Plaid Cymru’s Treasury Spokesperson, Jonathan Edwards MP, has raised serious concerns over indications that the Westminster Government could renege on its promise to allow the Welsh Government to borrow money to invest in infrastructure.
In an answer to a written parliamentary question by Mr Edwards, Chief Secretary to the Treasury, Liz Truss said “in light of [the Welsh Government’s] decision” not to go ahead with the M4 relief road, an increase in the borrowing cap will be reviewed.
Increasing the amount of money the Welsh Government can borrow requires the approval of the Westminster Government. Such an uplift in the Welsh Government’s capital borrowing allowances (the amount it can borrow to spend on physical assets such as roads or buildings) was announced in the Westminster Government’s 2018 Budget. At the time concerns were raised over indications that the Westminster Government would make devolution of extra borrowing powers contingent on the development of a specific M4 relief road route.
On 4 June this year, the Welsh Government announced that it would not build any M4 relief road. The concerns raised at the time of the announcement of the cap increase look to be realised, as the Westminster Government is now considering pulling back on the uplift of £300million.

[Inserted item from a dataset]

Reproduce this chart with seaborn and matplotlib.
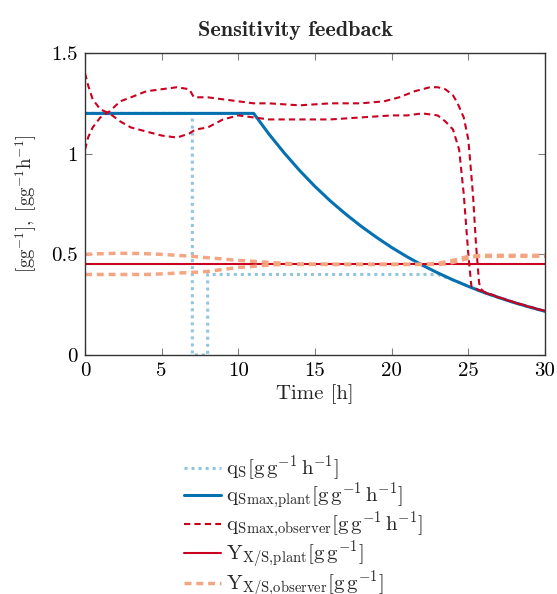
import numpy as np
import pandas as pd
import matplotlib
matplotlib.use("Agg")
import matplotlib.pyplot as plt
import seaborn as sns

# ---------------- data ----------------
t_qs = [0, 7, 7, 8, 8, 23, 24, 25, 26, 27, 28, 29, 30]
qs = [1.2, 1.2, 0.0, 0.0, 0.40, 0.40, 0.373, 0.341, 0.311, 0.285, 0.26, 0.238, 0.217]

t_plant = [0, 11, 12, 13, 14, 15, 16, 17, 18, 19, 20, 21, 22, 23, 24, 25, 26, 27, 28, 29, 30]
qsmax_plant = [1.2, 1.2, 1.097, 1.003, 0.916, 0.837, 0.765, 0.70, 0.64, 0.585, 0.534,
               0.488, 0.446, 0.408, 0.373, 0.341, 0.311, 0.285, 0.26, 0.238, 0.217]

t_obs_a = [0, 0.2, 0.5, 1.0, 1.6, 2.3, 3, 4, 5, 6, 6.8, 7.2, 8, 9, 10, 11, 12, 14, 16, 18,
           20, 21, 22, 23, 23.5, 24, 24.4, 24.7, 25.0, 25.2, 26, 27, 28, 29, 30]
qsmax_obs_a = [1.40, 1.34, 1.27, 1.22, 1.20, 1.16, 1.13, 1.11, 1.09, 1.08, 1.10, 1.12, 1.13,
               1.17, 1.19, 1.18, 1.17, 1.17, 1.17, 1.18, 1.19, 1.19, 1.20, 1.19, 1.16, 1.12,
               1.02, 0.80, 0.50, 0.34, 0.311, 0.285, 0.26, 0.238, 0.217]

t_obs_b = [0, 0.2, 0.5, 1.0, 1.6, 2.3, 3, 4, 5, 6, 6.8, 7.1, 8, 9, 10, 11, 12, 14, 16, 18,
           19.5, 20.5, 21.5, 22.5, 23, 23.5, 24, 24.3, 24.7, 25.0, 25.3, 25.5, 25.7, 25.8,
           26, 27, 28, 29, 30]
qsmax_obs_b = [1.02, 1.08, 1.13, 1.18, 1.21, 1.26, 1.28, 1.31, 1.32, 1.33, 1.32, 1.28, 1.28,
               1.27, 1.26, 1.25, 1.25, 1.24, 1.25, 1.25, 1.26, 1.28, 1.31, 1.33, 1.33, 1.32,
               1.29, 1.25, 1.18, 1.07, 0.80, 0.55, 0.36, 0.33, 0.315, 0.287, 0.262, 0.24, 0.219]

t_y_plant = [0, 30]
y_plant = [0.45, 0.45]

t_y_obs_a = [0, 1, 2, 3, 4, 5, 6, 7, 8, 9, 10, 11, 12, 13, 14, 16, 20, 22, 23, 24, 25, 26, 30]
y_obs_a = [0.50, 0.503, 0.505, 0.505, 0.503, 0.50, 0.495, 0.49, 0.483, 0.477, 0.47, 0.465,
           0.46, 0.455, 0.452, 0.45, 0.45, 0.45, 0.455, 0.47, 0.49, 0.495, 0.495]

t_y_obs_b = [0, 1, 2, 3, 4, 5, 6, 7, 8, 9, 10, 11, 12, 13, 14, 16, 20, 23, 23.5, 24, 25, 25.5, 30]
y_obs_b = [0.40, 0.40, 0.40, 0.40, 0.40, 0.403, 0.407, 0.41, 0.415, 0.425, 0.435, 0.44,
           0.447, 0.45, 0.45, 0.45, 0.45, 0.45, 0.452, 0.46, 0.48, 0.49, 0.49]

x_ticks = [0, 5, 10, 15, 20, 25, 30]
y_ticks = [0, 0.5, 1, 1.5]
y_tick_labels = ["0", "0.5", "1", "1.5"]

labels = [
    r"$\mathrm{q_S}[\mathrm{g\,g^{-1}\,h^{-1}}]$",
    r"$\mathrm{q_{Smax{,}plant}}[\mathrm{g\,g^{-1}\,h^{-1}}]$",
    r"$\mathrm{q_{Smax{,}observer}}[\mathrm{g\,g^{-1}\,h^{-1}}]$",
    r"$\mathrm{Y_{X/S{,}plant}}[\mathrm{g\,g^{-1}}]$",
    r"$\mathrm{Y_{X/S{,}observer}}[\mathrm{g\,g^{-1}}]$",
]

# ---------------- style ----------------
sns.set_style("ticks")
plt.rcParams["font.family"] = ["cmr10", "DejaVu Serif"]
plt.rcParams["mathtext.fontset"] = "cm"
plt.rcParams["axes.formatter.use_mathtext"] = True

c_qs = "#92c5de"
c_blue = "#0571b0"
c_red = "#ca0020"
c_salmon = "#f4a582"

fig = plt.figure(figsize=(5.57, 5.94), dpi=100)
ax = fig.add_axes([85 / 557, 1 - 355 / 594, 460 / 557, 302 / 594])

def draw(t, v, color, lw, ls=None, dashes=None, label=None):
    df = pd.DataFrame({"t": t, "v": v})
    kw = dict(color=color, linewidth=lw, estimator=None, sort=False, ax=ax, label=label)
    line_kw = {}
    if dashes is not None:
        line_kw["dashes"] = dashes
    else:
        line_kw["linestyle"] = ls
    sns.lineplot(data=df, x="t", y="v", **kw, **line_kw)

draw(t_qs, qs, c_qs, 2.2, dashes=(1.0, 1.3), label=labels[0])
draw(t_plant, qsmax_plant, c_blue, 2.2, ls="-", label=labels[1])
draw(t_obs_a, qsmax_obs_a, c_red, 1.5, dashes=(3, 2), label=labels[2])
draw(t_obs_b, qsmax_obs_b, c_red, 1.5, dashes=(3, 2), label="_nolegend_")
draw(t_y_plant, y_plant, c_red, 1.5, ls="-", label=labels[3])
draw(t_y_obs_a, y_obs_a, c_salmon, 2.5, dashes=(2, 1.4), label=labels[4])
draw(t_y_obs_b, y_obs_b, c_salmon, 2.5, dashes=(2, 1.4), label="_nolegend_")

ax.set_xlim(0, 30)
ax.set_ylim(0, 1.5)
ax.set_xticks(x_ticks)
ax.set_xticklabels([str(v) for v in x_ticks])
ax.set_yticks(y_ticks)
ax.set_yticklabels(y_tick_labels)
ax.tick_params(direction="in", length=5, width=0.8, color="#808080",
               top=True, right=True, labelsize=15, pad=5, labelcolor="black")
for s in ax.spines.values():
    s.set_color("#333333")
    s.set_linewidth(1.0)

ax.set_xlabel("Time [h]", fontsize=15, labelpad=3)
ax.set_ylabel(r"$[\mathrm{gg}^{\mathbf{-1}}],\ [\mathrm{gg}^{\mathbf{-1}}\mathrm{h}^{\mathbf{-1}}]$",
              fontsize=13.5, labelpad=9)
ax.set_title("Sensitivity feedback", fontfamily="cmb10", fontsize=16, pad=12,
             x=(295 - 85) / 460)

if ax.get_legend():
    ax.get_legend().remove()
handles, labs = ax.get_legend_handles_labels()
fig.legend(handles, labs, loc="upper left", bbox_to_anchor=(176 / 557, 1 - 446 / 594),
           frameon=False, fontsize=15, handlelength=1.75, handletextpad=0.25,
           labelspacing=-0.12, borderaxespad=0)

fig.savefig("out.png", dpi=100)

A core principle of devolution is that the money granted to the devolved administration is a matter for the devolved areas over which it governs and the democratically elected National Assembly which oversees it. Linking increases in borrowing capacity to a preferred policy of the Westminster government runs contrary to this principle, particularly considering the project in question – the M4 relief road – sits within the devolved field of transport.
Jonathan Edwards MP said:
“It is outrageous that the Westminster Government is pulling back on its promise to allow the Welsh Government to borrow to invest in infrastructure. Devolution has been in place for over twenty years, but Westminster is still trying to use dirty tricks to undermine it.
“The M4 relief road, was highly environmentally damaging and has been rejected. Westminster cannot dictate what the devolved Government and Assembly should back, simply because they don’t like it.
“Welsh transport infrastructure is crying out for investment and I am extremely disappointed in the record of the Labour Welsh Government on the issue. The fact that they did not have a plan for alternative investment plans in greener, cleaner options when they cancelled the development of the M4 relief road speaks volumes about their ambition. However, this does not mean that Westminster has any right to undermine the democratic structures of devolution.
“The very principle of devolution is being questioned by the Westminster Government. If they do as they are threatening and renege on their commitments, they will be undermining the fragile constitutional compromise that underpins the relationship between Wales and Westminster.”